** begin Information provided **

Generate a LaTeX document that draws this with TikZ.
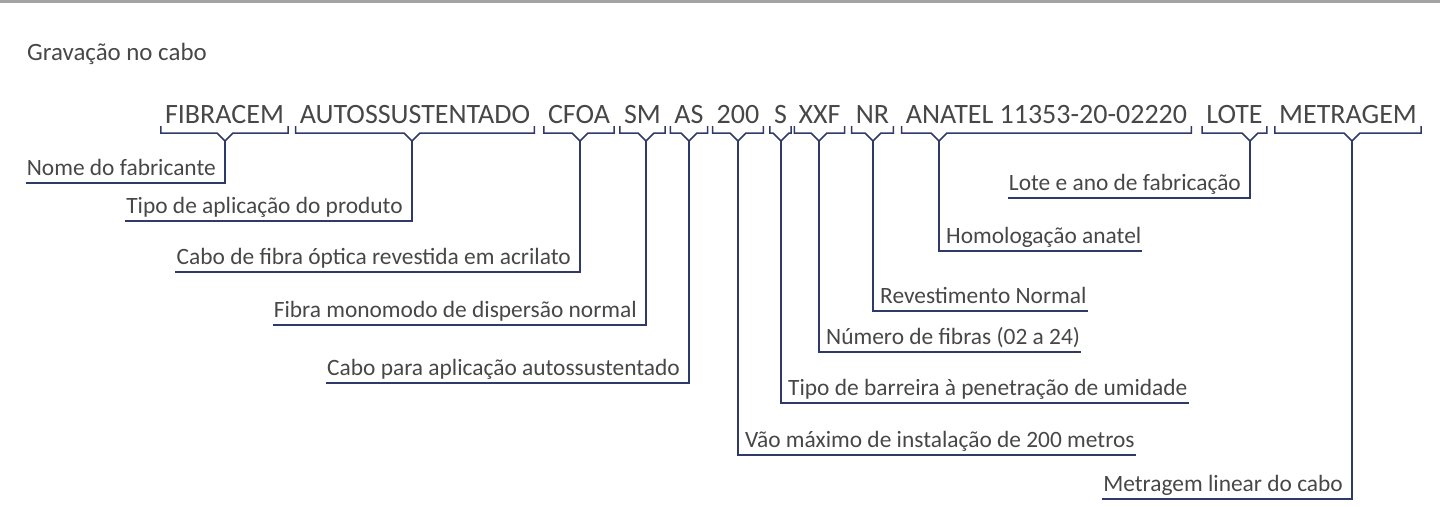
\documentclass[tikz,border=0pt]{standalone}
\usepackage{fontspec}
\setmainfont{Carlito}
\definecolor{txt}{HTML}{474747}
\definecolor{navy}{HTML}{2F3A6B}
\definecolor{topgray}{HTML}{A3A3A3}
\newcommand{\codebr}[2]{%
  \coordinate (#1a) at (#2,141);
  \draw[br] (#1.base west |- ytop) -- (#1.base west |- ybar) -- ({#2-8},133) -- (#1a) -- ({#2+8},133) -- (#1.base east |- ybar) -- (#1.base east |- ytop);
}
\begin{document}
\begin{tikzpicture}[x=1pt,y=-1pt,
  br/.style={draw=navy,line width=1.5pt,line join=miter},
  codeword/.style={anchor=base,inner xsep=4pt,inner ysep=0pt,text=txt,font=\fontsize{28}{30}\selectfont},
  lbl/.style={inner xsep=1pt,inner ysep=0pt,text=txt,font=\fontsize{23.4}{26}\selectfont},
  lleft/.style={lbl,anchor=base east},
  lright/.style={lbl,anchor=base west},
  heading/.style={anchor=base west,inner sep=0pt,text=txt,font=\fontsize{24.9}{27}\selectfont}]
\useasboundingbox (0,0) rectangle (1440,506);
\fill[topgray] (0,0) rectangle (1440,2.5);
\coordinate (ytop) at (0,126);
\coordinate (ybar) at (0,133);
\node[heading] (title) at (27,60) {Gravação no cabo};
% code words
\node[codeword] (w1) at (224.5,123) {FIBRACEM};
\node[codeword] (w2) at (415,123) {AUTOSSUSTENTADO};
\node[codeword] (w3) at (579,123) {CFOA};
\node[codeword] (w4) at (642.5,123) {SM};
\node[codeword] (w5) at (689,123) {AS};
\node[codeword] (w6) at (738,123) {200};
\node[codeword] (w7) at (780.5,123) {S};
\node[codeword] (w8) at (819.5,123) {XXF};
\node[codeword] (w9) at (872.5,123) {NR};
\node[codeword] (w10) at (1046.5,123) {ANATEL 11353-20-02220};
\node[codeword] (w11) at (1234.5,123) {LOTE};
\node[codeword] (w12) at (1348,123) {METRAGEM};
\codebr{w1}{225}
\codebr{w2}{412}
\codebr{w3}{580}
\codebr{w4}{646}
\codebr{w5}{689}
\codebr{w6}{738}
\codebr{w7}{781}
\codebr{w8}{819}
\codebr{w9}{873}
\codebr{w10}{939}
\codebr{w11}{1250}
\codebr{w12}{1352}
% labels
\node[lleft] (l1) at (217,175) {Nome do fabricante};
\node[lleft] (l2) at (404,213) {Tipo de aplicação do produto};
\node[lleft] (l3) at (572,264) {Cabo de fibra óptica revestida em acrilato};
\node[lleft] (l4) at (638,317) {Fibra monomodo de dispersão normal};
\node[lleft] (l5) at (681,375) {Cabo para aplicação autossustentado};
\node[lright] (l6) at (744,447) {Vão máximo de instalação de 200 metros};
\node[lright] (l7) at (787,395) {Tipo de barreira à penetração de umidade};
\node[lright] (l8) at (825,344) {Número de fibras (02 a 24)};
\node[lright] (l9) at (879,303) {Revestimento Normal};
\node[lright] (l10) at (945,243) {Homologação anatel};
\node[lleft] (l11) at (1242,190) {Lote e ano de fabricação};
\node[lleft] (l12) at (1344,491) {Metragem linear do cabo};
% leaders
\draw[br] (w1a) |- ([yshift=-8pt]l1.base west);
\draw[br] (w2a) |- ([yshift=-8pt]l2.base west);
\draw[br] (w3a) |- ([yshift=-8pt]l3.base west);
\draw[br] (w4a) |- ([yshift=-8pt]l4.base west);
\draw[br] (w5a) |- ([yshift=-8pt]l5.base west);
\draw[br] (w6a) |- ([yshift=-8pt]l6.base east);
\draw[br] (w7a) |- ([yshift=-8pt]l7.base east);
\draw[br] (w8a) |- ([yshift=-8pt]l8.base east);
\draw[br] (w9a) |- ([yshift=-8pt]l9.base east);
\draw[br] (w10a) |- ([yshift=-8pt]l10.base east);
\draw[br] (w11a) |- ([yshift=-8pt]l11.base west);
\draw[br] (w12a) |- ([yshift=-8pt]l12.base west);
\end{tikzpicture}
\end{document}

** end Information provided **

• **Exercise details**:
Your copy of the data should match it exactly, except that pictures are left out.

• **Full response**:
Generate a LaTeX document that draws this with TikZ.
\documentclass[tikz,border=0pt]{standalone}
\usepackage{fontspec}
\setmainfont{Carlito}
\definecolor{txt}{HTML}{474747}
\definecolor{navy}{HTML}{2F3A6B}
\definecolor{topgray}{HTML}{A3A3A3}
\newcommand{\codebr}[2]{%
  \coordinate (#1a) at (#2,141);
  \draw[br] (#1.base west |- ytop) -- (#1.base west |- ybar) -- ({#2-8},133) -- (#1a) -- ({#2+8},133) -- (#1.base east |- ybar) -- (#1.base east |- ytop);
}
\begin{document}
\begin{tikzpicture}[x=1pt,y=-1pt,
  br/.style={draw=navy,line width=1.5pt,line join=miter},
  codeword/.style={anchor=base,inner xsep=4pt,inner ysep=0pt,text=txt,font=\fontsize{28}{30}\selectfont},
  lbl/.style={inner xsep=1pt,inner ysep=0pt,text=txt,font=\fontsize{23.4}{26}\selectfont},
  lleft/.style={lbl,anchor=base east},
  lright/.style={lbl,anchor=base west},
  heading/.style={anchor=base west,inner sep=0pt,text=txt,font=\fontsize{24.9}{27}\selectfont}]
\useasboundingbox (0,0) rectangle (1440,506);
\fill[topgray] (0,0) rectangle (1440,2.5);
\coordinate (ytop) at (0,126);
\coordinate (ybar) at (0,133);
\node[heading] (title) at (27,60) {Gravação no cabo};
% code words
\node[codeword] (w1) at (224.5,123) {FIBRACEM};
\node[codeword] (w2) at (415,123) {AUTOSSUSTENTADO};
\node[codeword] (w3) at (579,123) {CFOA};
\node[codeword] (w4) at (642.5,123) {SM};
\node[codeword] (w5) at (689,123) {AS};
\node[codeword] (w6) at (738,123) {200};
\node[codeword] (w7) at (780.5,123) {S};
\node[codeword] (w8) at (819.5,123) {XXF};
\node[codeword] (w9) at (872.5,123) {NR};
\node[codeword] (w10) at (1046.5,123) {ANATEL 11353-20-02220};
\node[codeword] (w11) at (1234.5,123) {LOTE};
\node[codeword] (w12) at (1348,123) {METRAGEM};
\codebr{w1}{225}
\codebr{w2}{412}
\codebr{w3}{580}
\codebr{w4}{646}
\codebr{w5}{689}
\codebr{w6}{738}
\codebr{w7}{781}
\codebr{w8}{819}
\codebr{w9}{873}
\codebr{w10}{939}
\codebr{w11}{1250}
\codebr{w12}{1352}
% labels
\node[lleft] (l1) at (217,175) {Nome do fabricante};
\node[lleft] (l2) at (404,213) {Tipo de aplicação do produto};
\node[lleft] (l3) at (572,264) {Cabo de fibra óptica revestida em acrilato};
\node[lleft] (l4) at (638,317) {Fibra monomodo de dispersão normal};
\node[lleft] (l5) at (681,375) {Cabo para aplicação autossustentado};
\node[lright] (l6) at (744,447) {Vão máximo de instalação de 200 metros};
\node[lright] (l7) at (787,395) {Tipo de barreira à penetração de umidade};
\node[lright] (l8) at (825,344) {Número de fibras (02 a 24)};
\node[lright] (l9) at (879,303) {Revestimento Normal};
\node[lright] (l10) at (945,243) {Homologação anatel};
\node[lleft] (l11) at (1242,190) {Lote e ano de fabricação};
\node[lleft] (l12) at (1344,491) {Metragem linear do cabo};
% leaders
\draw[br] (w1a) |- ([yshift=-8pt]l1.base west);
\draw[br] (w2a) |- ([yshift=-8pt]l2.base west);
\draw[br] (w3a) |- ([yshift=-8pt]l3.base west);
\draw[br] (w4a) |- ([yshift=-8pt]l4.base west);
\draw[br] (w5a) |- ([yshift=-8pt]l5.base west);
\draw[br] (w6a) |- ([yshift=-8pt]l6.base east);
\draw[br] (w7a) |- ([yshift=-8pt]l7.base east);
\draw[br] (w8a) |- ([yshift=-8pt]l8.base east);
\draw[br] (w9a) |- ([yshift=-8pt]l9.base east);
\draw[br] (w10a) |- ([yshift=-8pt]l10.base east);
\draw[br] (w11a) |- ([yshift=-8pt]l11.base west);
\draw[br] (w12a) |- ([yshift=-8pt]l12.base west);
\end{tikzpicture}
\end{document}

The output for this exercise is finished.